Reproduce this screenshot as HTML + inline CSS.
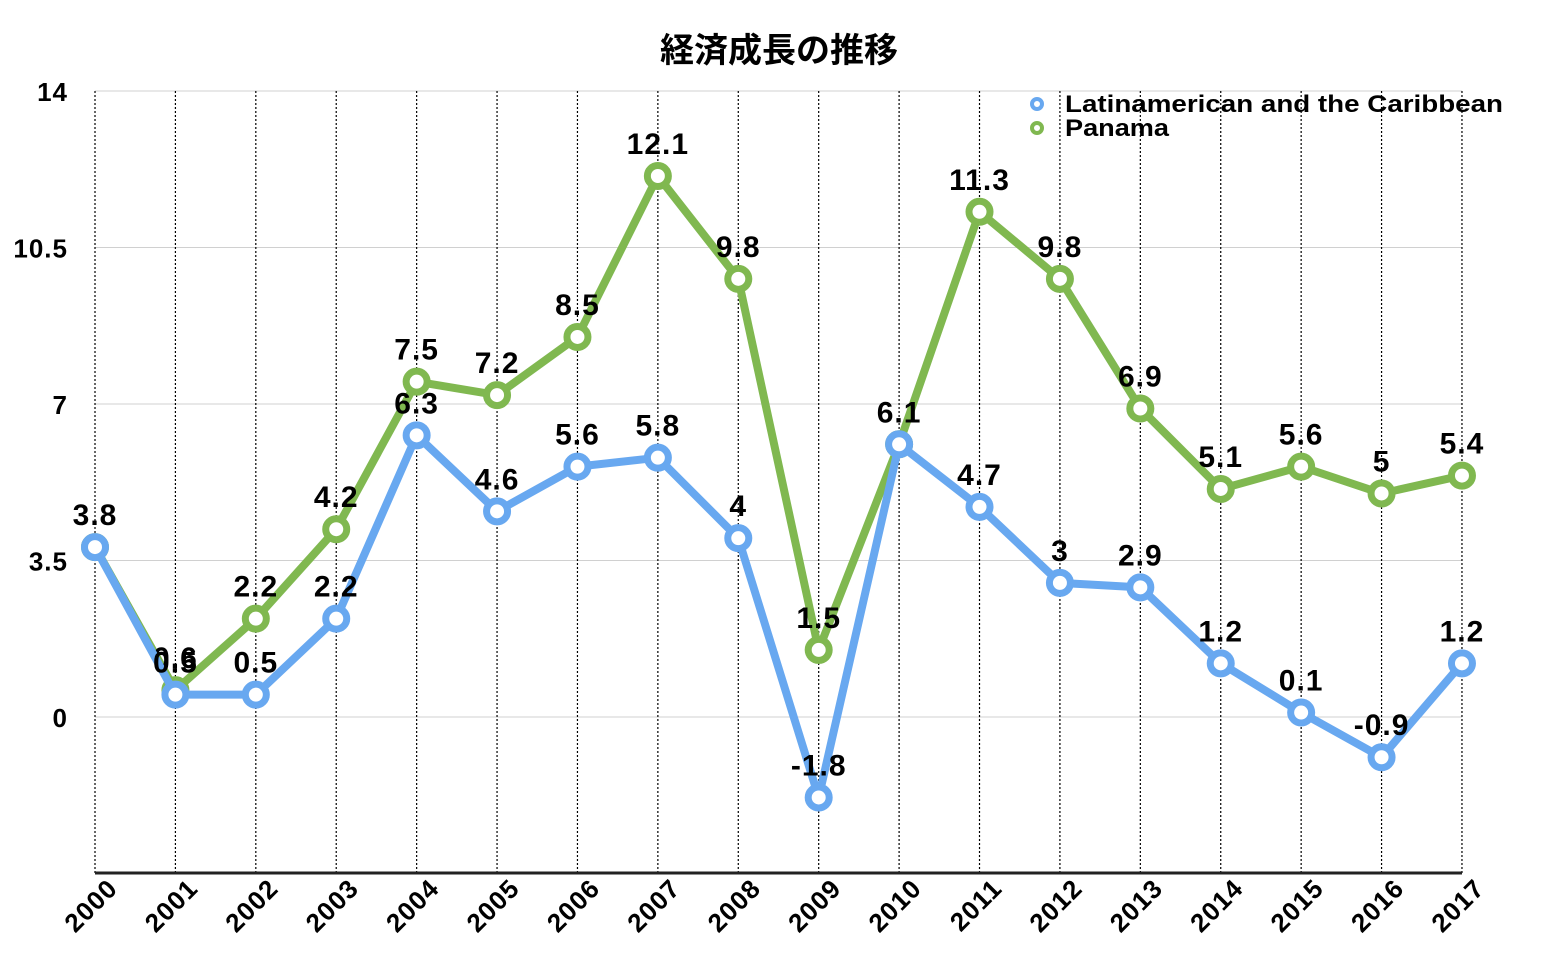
<!DOCTYPE html>
<html><head><meta charset="utf-8"><style>
html,body{margin:0;padding:0;background:#fff;}
svg{display:block;font-family:"Liberation Sans","Noto Sans CJK JP",sans-serif;font-weight:bold;}
</style></head><body>
<svg id="c" width="1558" height="976" xmlns="http://www.w3.org/2000/svg"></svg>
<script>
const s=document.getElementById('c');
let h='';
const X=i=>95+i*80.41, Y=v=>717-44.71*v;
h+='<text x="779" y="62" text-anchor="middle" font-size="34" font-family="Noto Sans CJK JP, sans-serif" font-weight="bold">経済成長の推移</text>';
[14,10.5,7,3.5,0].forEach(v=>{h+=`<line x1="95" x2="1462" y1="${Y(v)}" y2="${Y(v)}" stroke="#d0d0d0" stroke-width="1"/>`;
h+=`<text x="68" y="${Y(v)+10}" text-anchor="end" font-size="26" letter-spacing="1">${v}</text>`;});
for(let i=0;i<18;i++){h+=`<line x1="${X(i)}" x2="${X(i)}" y1="91" y2="873" stroke="#000" stroke-width="1.2" stroke-dasharray="2,2"/>`;
h+=`<text transform="translate(${X(i)+24},${890}) rotate(-45)" text-anchor="end" font-size="26" letter-spacing="1">${2000+i}</text>`;}
h+='<line x1="95" x2="1462" y1="873" y2="873" stroke="#222" stroke-width="3"/>';
const L=[3.8,0.5,0.5,2.2,6.3,4.6,5.6,5.8,4,-1.8,6.1,4.7,3,2.9,1.2,0.1,-0.9,1.2];
const P=[3.8,0.6,2.2,4.2,7.5,7.2,8.5,12.1,9.8,1.5,6.1,11.3,9.8,6.9,5.1,5.6,5,5.4];
function series(d,c,lab){
 h+=`<polyline fill="none" stroke="${c}" stroke-width="8" stroke-linejoin="round" points="${d.map((v,i)=>X(i)+','+Y(v)).join(' ')}"/>`;
 d.forEach((v,i)=>{h+=`<circle cx="${X(i)}" cy="${Y(v)}" r="10.5" fill="#fff" stroke="${c}" stroke-width="7"/>`;});
 d.forEach((v,i)=>{if(lab[i])h+=`<text x="${X(i)}" y="${Y(v)-22}" text-anchor="middle" font-size="30" letter-spacing="1">${v}</text>`;});
}
series(P,'#80b850',P.map((v,i)=>i!==10 && i!==0));
series(L,'#68a8f0',L.map(()=>true));
h+='<circle cx="1037" cy="104" r="5" fill="#fff" stroke="#68a8f0" stroke-width="4"/><text x="1065" y="112" font-size="24" textLength="438" lengthAdjust="spacingAndGlyphs">Latinamerican and the Caribbean</text>';
h+='<circle cx="1037" cy="128" r="5" fill="#fff" stroke="#80b850" stroke-width="4"/><text x="1065" y="136" font-size="24" textLength="104" lengthAdjust="spacingAndGlyphs">Panama</text>';
s.innerHTML=h;
</script>
</body></html>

> **Task directions**:
Every line of the data should be copied as it stands, without the images.

> **Reply to the task**:
Reproduce this screenshot as HTML + inline CSS.
<!DOCTYPE html>
<html><head><meta charset="utf-8"><style>
html,body{margin:0;padding:0;background:#fff;}
svg{display:block;font-family:"Liberation Sans","Noto Sans CJK JP",sans-serif;font-weight:bold;}
</style></head><body>
<svg id="c" width="1558" height="976" xmlns="http://www.w3.org/2000/svg"></svg>
<script>
const s=document.getElementById('c');
let h='';
const X=i=>95+i*80.41, Y=v=>717-44.71*v;
h+='<text x="779" y="62" text-anchor="middle" font-size="34" font-family="Noto Sans CJK JP, sans-serif" font-weight="bold">経済成長の推移</text>';
[14,10.5,7,3.5,0].forEach(v=>{h+=`<line x1="95" x2="1462" y1="${Y(v)}" y2="${Y(v)}" stroke="#d0d0d0" stroke-width="1"/>`;
h+=`<text x="68" y="${Y(v)+10}" text-anchor="end" font-size="26" letter-spacing="1">${v}</text>`;});
for(let i=0;i<18;i++){h+=`<line x1="${X(i)}" x2="${X(i)}" y1="91" y2="873" stroke="#000" stroke-width="1.2" stroke-dasharray="2,2"/>`;
h+=`<text transform="translate(${X(i)+24},${890}) rotate(-45)" text-anchor="end" font-size="26" letter-spacing="1">${2000+i}</text>`;}
h+='<line x1="95" x2="1462" y1="873" y2="873" stroke="#222" stroke-width="3"/>';
const L=[3.8,0.5,0.5,2.2,6.3,4.6,5.6,5.8,4,-1.8,6.1,4.7,3,2.9,1.2,0.1,-0.9,1.2];
const P=[3.8,0.6,2.2,4.2,7.5,7.2,8.5,12.1,9.8,1.5,6.1,11.3,9.8,6.9,5.1,5.6,5,5.4];
function series(d,c,lab){
 h+=`<polyline fill="none" stroke="${c}" stroke-width="8" stroke-linejoin="round" points="${d.map((v,i)=>X(i)+','+Y(v)).join(' ')}"/>`;
 d.forEach((v,i)=>{h+=`<circle cx="${X(i)}" cy="${Y(v)}" r="10.5" fill="#fff" stroke="${c}" stroke-width="7"/>`;});
 d.forEach((v,i)=>{if(lab[i])h+=`<text x="${X(i)}" y="${Y(v)-22}" text-anchor="middle" font-size="30" letter-spacing="1">${v}</text>`;});
}
series(P,'#80b850',P.map((v,i)=>i!==10 && i!==0));
series(L,'#68a8f0',L.map(()=>true));
h+='<circle cx="1037" cy="104" r="5" fill="#fff" stroke="#68a8f0" stroke-width="4"/><text x="1065" y="112" font-size="24" textLength="438" lengthAdjust="spacingAndGlyphs">Latinamerican and the Caribbean</text>';
h+='<circle cx="1037" cy="128" r="5" fill="#fff" stroke="#80b850" stroke-width="4"/><text x="1065" y="136" font-size="24" textLength="104" lengthAdjust="spacingAndGlyphs">Panama</text>';
s.innerHTML=h;
</script>
</body></html>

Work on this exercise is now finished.